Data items

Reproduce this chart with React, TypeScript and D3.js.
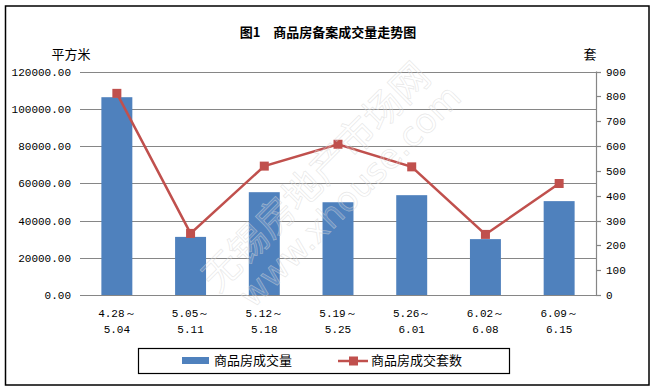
import React, { useEffect, useRef } from "react";
import * as d3 from "d3";

const categories = ["4.28～|5.04", "5.05～|5.11", "5.12～|5.18", "5.19～|5.25", "5.26～|6.01", "6.02～|6.08", "6.09～|6.15"];
const areaValues = [106200, 31200, 55200, 49800, 53600, 30000, 50400];
const unitValues = [812, 248, 519, 607, 516, 244, 449];
const leftTicks = [0, 20000, 40000, 60000, 80000, 100000, 120000];
const rightTicks = [0, 100, 200, 300, 400, 500, 600, 700, 800, 900];

const W = 655;
const H = 390;
const BLUE = "#4F81BD";
const RED = "#C0504D";
const GRID = "#868686";
const CJK = "'Noto Sans CJK SC', sans-serif";
const MONO = "'Liberation Mono', 'DejaVu Sans Mono', monospace";

export default function App() {
    const svgRef = useRef(null);

    useEffect(() => {
        const margin = { top: 71.5, right: 59, bottom: 95, left: 80 };
        const svg = d3.select(svgRef.current);
        svg.selectAll("*").remove();

        const x = d3.scaleBand()
            .domain(categories)
            .range([margin.left, W - margin.right])
            .paddingInner(0.58)
            .paddingOuter(0.29);

        const yLeft = d3.scaleLinear()
            .domain([0, 120000])
            .range([H - margin.bottom, margin.top]);

        const yRight = d3.scaleLinear()
            .domain([0, 900])
            .range([H - margin.bottom, margin.top]);

        // outer frame
        svg.append("rect")
            .attr("x", 5.5).attr("y", 6)
            .attr("width", 643.5).attr("height", 379)
            .attr("fill", "white")
            .attr("stroke", "black")
            .attr("stroke-width", 1.5);

        // title
        svg.append("text")
            .attr("x", 328).attr("y", 37)
            .attr("text-anchor", "middle")
            .style("font-family", CJK)
            .style("font-size", "13px")
            .style("font-weight", "bold")
            .text("图1　商品房备案成交量走势图");

        svg.append("text")
            .attr("x", 71).attr("y", 59)
            .attr("text-anchor", "middle")
            .style("font-family", CJK)
            .style("font-size", "13px")
            .text("平方米");

        svg.append("text")
            .attr("x", 590).attr("y", 59)
            .attr("text-anchor", "middle")
            .style("font-family", CJK)
            .style("font-size", "13px")
            .text("套");

        // gridlines
        svg.append("g")
            .selectAll("line")
            .data(leftTicks)
            .join("line")
            .attr("x1", margin.left)
            .attr("x2", W - margin.right)
            .attr("y1", d => Math.round(yLeft(d)) + 0.5)
            .attr("y2", d => Math.round(yLeft(d)) + 0.5)
            .attr("stroke", GRID)
            .attr("stroke-width", 1.2);

        // left labels
        svg.append("g")
            .selectAll("text")
            .data(leftTicks)
            .join("text")
            .attr("x", 71)
            .attr("y", d => yLeft(d) + 4)
            .attr("text-anchor", "end")
            .style("font-family", MONO)
            .style("font-size", "11px")
            .text(d => d3.format(".2f")(d));

        // right axis
        const rx = W - margin.right;
        svg.append("line")
            .attr("x1", rx + 0.5).attr("x2", rx + 0.5)
            .attr("y1", yRight(900)).attr("y2", yRight(0))
            .attr("stroke", GRID)
            .attr("stroke-width", 1.2);

        svg.append("g")
            .selectAll("line")
            .data(rightTicks)
            .join("line")
            .attr("x1", rx)
            .attr("x2", rx + 5)
            .attr("y1", d => Math.round(yRight(d)) + 0.5)
            .attr("y2", d => Math.round(yRight(d)) + 0.5)
            .attr("stroke", GRID)
            .attr("stroke-width", 1.2);

        svg.append("g")
            .selectAll("text")
            .data(rightTicks)
            .join("text")
            .attr("x", rx + 10)
            .attr("y", d => yRight(d) + 4)
            .style("font-family", MONO)
            .style("font-size", "11px")
            .text(d => d);

        // bars
        svg.append("g")
            .selectAll("rect")
            .data(areaValues)
            .join("rect")
            .attr("x", (d, i) => x(categories[i]))
            .attr("y", d => yLeft(d))
            .attr("width", x.bandwidth())
            .attr("height", d => yLeft(0) - yLeft(d))
            .attr("fill", BLUE);

        // category labels
        const cx = (i) => x(categories[i]) + x.bandwidth() / 2;
        const labels = svg.append("g")
            .selectAll("text")
            .data(categories)
            .join("text")
            .attr("text-anchor", "middle")
            .style("font-family", MONO)
            .style("font-size", "11px");
        labels.append("tspan")
            .attr("x", (d, i) => cx(i))
            .attr("y", 317)
            .text(d => d.split("|")[0]);
        labels.append("tspan")
            .attr("x", (d, i) => cx(i))
            .attr("y", 333)
            .text(d => d.split("|")[1]);

        // line series
        const line = d3.line()
            .x((d, i) => cx(i))
            .y(d => yRight(d));

        svg.append("path")
            .datum(unitValues)
            .attr("d", line)
            .attr("fill", "none")
            .attr("stroke", RED)
            .attr("stroke-width", 2.5);

        svg.append("g")
            .selectAll("rect")
            .data(unitValues)
            .join("rect")
            .attr("x", (d, i) => cx(i) - 4.5)
            .attr("y", d => yRight(d) - 4.5)
            .attr("width", 9)
            .attr("height", 9)
            .attr("fill", RED);

        // watermark
        const wm = svg.append("g")
            .attr("transform", "translate(222,298) rotate(-45)")
            .style("pointer-events", "none");
        wm.append("text")
            .attr("x", 0).attr("y", -6)
            .style("font-family", CJK)
            .style("font-size", "38px")
            .attr("fill", "white")
            .attr("fill-opacity", 0.15)
            .attr("stroke", "#d4d4d4")
            .attr("stroke-opacity", 0.55)
            .attr("stroke-width", 0.7)
            .text("无锡房地产市场网");
        wm.append("text")
            .attr("x", 14).attr("y", 30)
            .style("font-family", "'DejaVu Sans', sans-serif")
            .style("font-size", "34px")
            .attr("fill", "white")
            .attr("fill-opacity", 0.15)
            .attr("stroke", "#d4d4d4")
            .attr("stroke-opacity", 0.55)
            .attr("stroke-width", 0.7)
            .text("www.xhouse.com");

        // legend
        svg.append("rect")
            .attr("x", 138.5).attr("y", 348.5)
            .attr("width", 371).attr("height", 25)
            .attr("fill", "white")
            .attr("stroke", "black")
            .attr("stroke-width", 1.2);

        svg.append("rect")
            .attr("x", 182).attr("y", 357)
            .attr("width", 27).attr("height", 7)
            .attr("fill", BLUE);
        svg.append("text")
            .attr("x", 214).attr("y", 365)
            .style("font-family", CJK)
            .style("font-size", "13px")
            .text("商品房成交量");

        svg.append("line")
            .attr("x1", 338).attr("x2", 368)
            .attr("y1", 361).attr("y2", 361)
            .attr("stroke", RED)
            .attr("stroke-width", 2.5);
        svg.append("rect")
            .attr("x", 349).attr("y", 356.5)
            .attr("width", 9).attr("height", 9)
            .attr("fill", RED);
        svg.append("text")
            .attr("x", 371).attr("y", 365)
            .style("font-family", CJK)
            .style("font-size", "13px")
            .text("商品房成交套数");
    }, []);

    return (
        <svg
            ref={svgRef}
            width={W}
            height={H}
            style={{ position: "absolute", left: 0, top: 0, background: "white" }}
        />
    );
}
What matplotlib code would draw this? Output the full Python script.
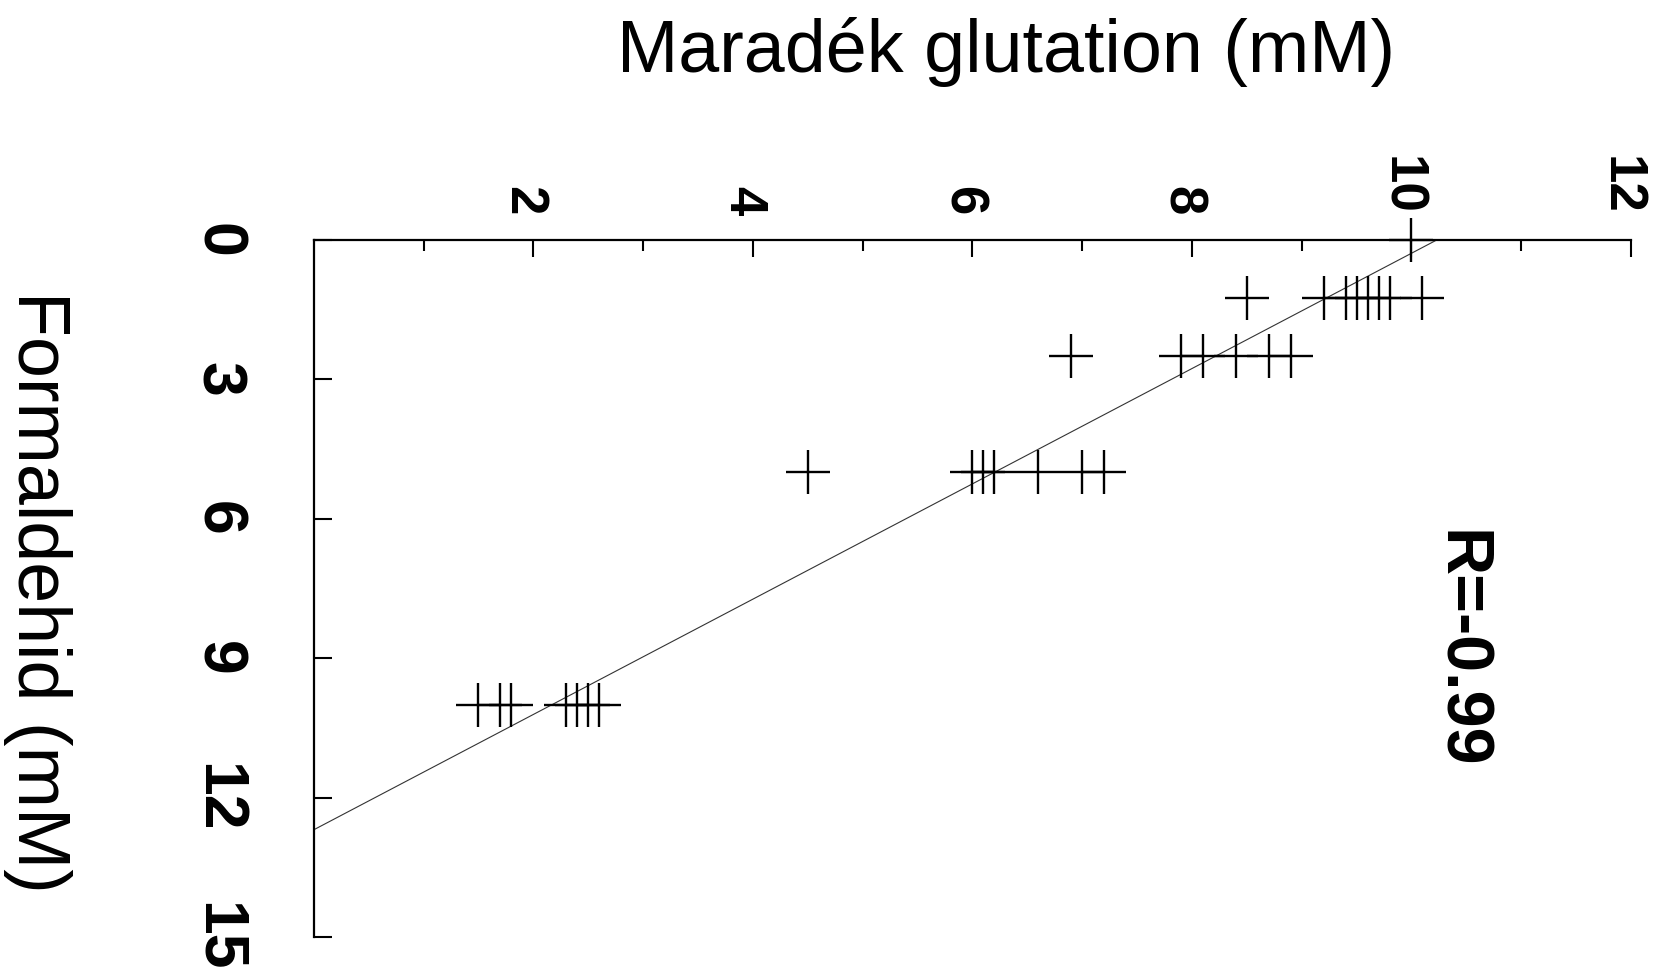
import matplotlib
matplotlib.use("Agg")
import matplotlib.pyplot as plt
import matplotlib.transforms as mtransforms
import numpy as np

plt.rcParams['font.family'] = ['Liberation Sans', 'DejaVu Sans']

# Formaldehyde concentrations (mM) and residual glutathione (mM) measured at each
formaldehid_levels = [0.0, 1.25, 2.5, 5.0, 10.0]
glutation_f0 = [10.0]
glutation_f1 = [8.5, 9.2, 9.4, 9.5, 9.6, 9.7, 9.8, 10.1]
glutation_f2 = [6.9, 7.9, 8.1, 8.4, 8.7, 8.9]
glutation_f3 = [4.5, 6.0, 6.1, 6.2, 6.6, 7.0, 7.2]
glutation_f4 = [1.5, 1.7, 1.8, 2.3, 2.4, 2.5, 2.6]

# Linear fit: glutation = intercept + slope * formaldehid
fit_intercept = 10.23
fit_slope = -0.806
r_label = "R=-0.99"

x_ticks = [2, 4, 6, 8, 10, 12]
x_minor = [1, 3, 5, 7, 9, 11]
y_ticks = [0, 3, 6, 9, 12, 15]

groups = [glutation_f0, glutation_f1, glutation_f2, glutation_f3, glutation_f4]
glut = np.concatenate([np.asarray(g, float) for g in groups])
form = np.concatenate([np.full(len(g), f) for f, g in zip(formaldehid_levels, groups)])

W, H = 1658, 976
fig = plt.figure(figsize=(W / 100, H / 100), dpi=100)
ax = fig.add_axes([313.8 / W, 39 / H, (1631 - 313.8) / W, 697 / H])

ax.set_xlim(0, 12)
ax.set_ylim(15, 0)

# regression line, from formaldehid = 0 down to where glutation reaches zero
f_end = -fit_intercept / fit_slope
f_line = np.array([0.0, f_end])
ax.plot(fit_intercept + fit_slope * f_line, f_line, color='#333333', lw=0.8,
        clip_on=False, zorder=2)

ax.plot(glut, form, linestyle='none', marker='+', markersize=31,
        markeredgewidth=1.7, color='black', clip_on=False, zorder=3)

for side in ('right', 'bottom'):
    ax.spines[side].set_visible(False)
for side in ('top', 'left'):
    ax.spines[side].set_linewidth(1.6)

ax.xaxis.tick_top()
ax.set_xticks(x_ticks)
ax.set_xticks(x_minor, minor=True)
ax.set_yticks(y_ticks)
ax.tick_params(axis='x', which='major', direction='in', length=12, width=1.5,
               pad=18, labelsize=38, labelrotation=-90)
ax.tick_params(axis='x', which='minor', direction='in', length=8, width=1.5)
ax.tick_params(axis='y', which='major', direction='in', length=13, width=1.5,
               pad=48, labelsize=45, labelrotation=-90)

# nudge the rotated top labels so the digits sit centred on their ticks
shift = mtransforms.ScaledTranslation(-0.10, 0, fig.dpi_scale_trans)
for lbl in ax.get_xticklabels():
    lbl.set_fontweight('bold')
    lbl.set_transform(lbl.get_transform() + shift)
for lbl in ax.get_yticklabels():
    lbl.set_fontweight('bold')
    lbl.set_verticalalignment('center')

ax.text(10.43, 8.81, r_label, rotation=-90, fontsize=48, fontweight='bold',
        ha='center', va='center')

fig.text(1006 / W, 1 - 72 / H, "Maradék glutation (mM)", fontsize=53,
         ha='center', va='baseline')
fig.text(18 / W, 1 - 592 / H, "Formaldehid (mM)", fontsize=53, rotation=-90,
         rotation_mode='anchor', ha='center', va='baseline')

fig.savefig('out.png', dpi=100, facecolor='white')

◆ **INSTRUCTIONS FOR THE TASK**:
Repeat the listing above from its first line through the line that contains "import * as", both included, and nothing more. Drop the pictures.

◆ **THE ANSWER**:
Reproduce this chart with React, TypeScript and D3.js.
import React, { useEffect, useRef } from "react";
import * as d3 from "d3";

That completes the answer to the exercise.